Is The News Really The News?

Most of us will agree that the decline in quality of journalism is a serious problem in this country. One reason for the problem in the broadcast media is the lack of government oversight and almost no regulation.
Once upon a time, the Federal Communications Commission had the regulatory authority to ensure real competition by preventing one broadcasting company from essentially monopolizing any given market and by requiring radio and TV stations to give equal time to individuals or organizations attacked on their air. 
 That’s gone now and all that remains is the potential for abuse. For instance, one company, iHeartRadio, owns more than 800 radio stations across the country. Here in Hawaii, one company owns two of the four television stations in Honolulu. That used to be prohibited. What’s worse, those two stations share one newsroom.
On a national level, even if you agree with their politics, Fox News is an affront to the most fundamental principles of good journalism. And from Fox, it’s just a short hop-skip-and-jump to the latest and most disgraceful devolution of all: the fake news websites. Their content is lapped up by their own variety of zealot, then disseminated by way of the social media to many millions of innocent, gullible and incurious members of the public.
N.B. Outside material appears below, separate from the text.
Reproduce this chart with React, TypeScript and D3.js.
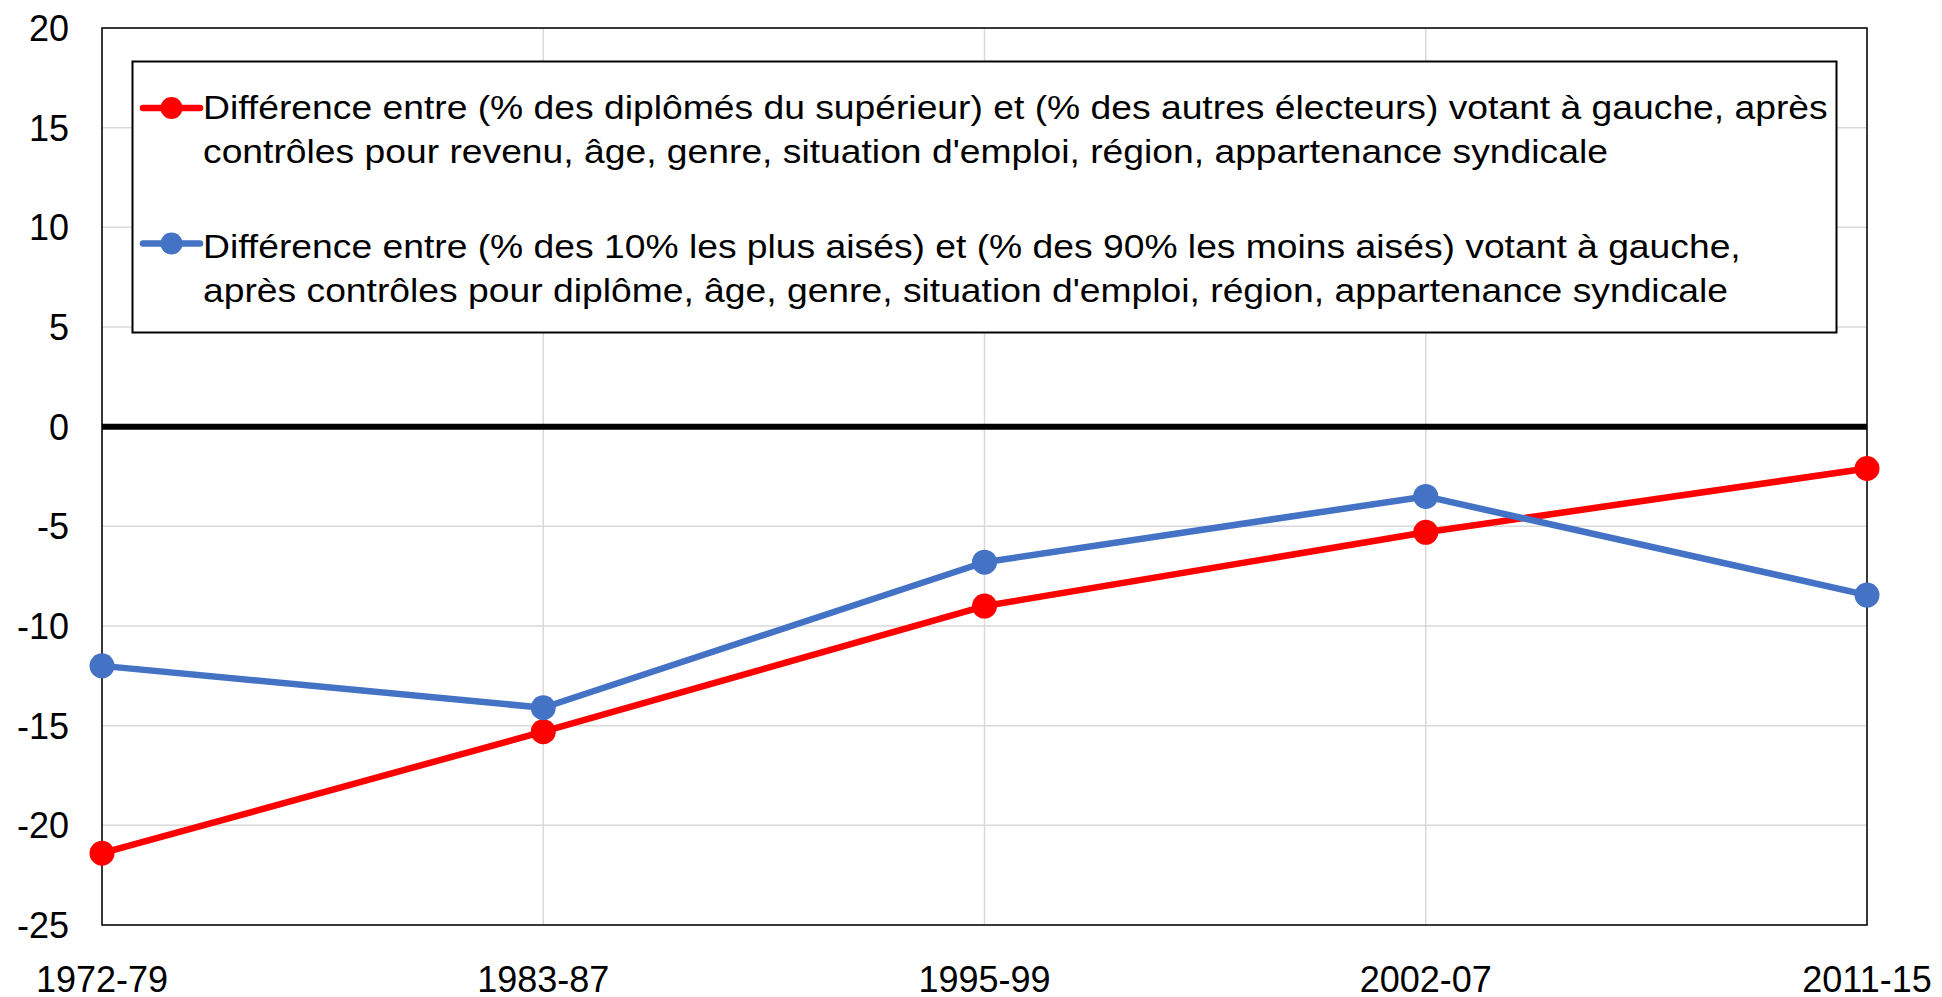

Ann Auman is a journalism professor at the University of Hawaii teaching news literacy, media ethics and editing. She instructs her students on how to “deconstruct” a news story in order to end up with a reasonably good idea as to whether or not it’s the product of solid journalism or fake crap filled with lies intended only to sway your vote. Among others, her list of check points helps to determine if there are other credible individuals who will confirm the facts on which the opinions are based.
The common denominator, and the ultimate enabler for all these problems, is the internet. That’s where most of us get our news now and, practically speaking, there is no way to know if that news item that has caught your eye is true or not. Meantime, because all that fake news is free, the legitimate print media is struggling, while they try to convince us to pay for their on line content.
I pay, and gladly. My on line subscriptions include the Honolulu Star-Advertiser and Honolulu Civil Beat for local news; the New York Times and The Washington Post for national and international news; and to the Boston Globe for news and for their Red Sox coverage.
The information they bring to my electronic doorstep every morning these days is terribly discouraging. But at least it’s the truth.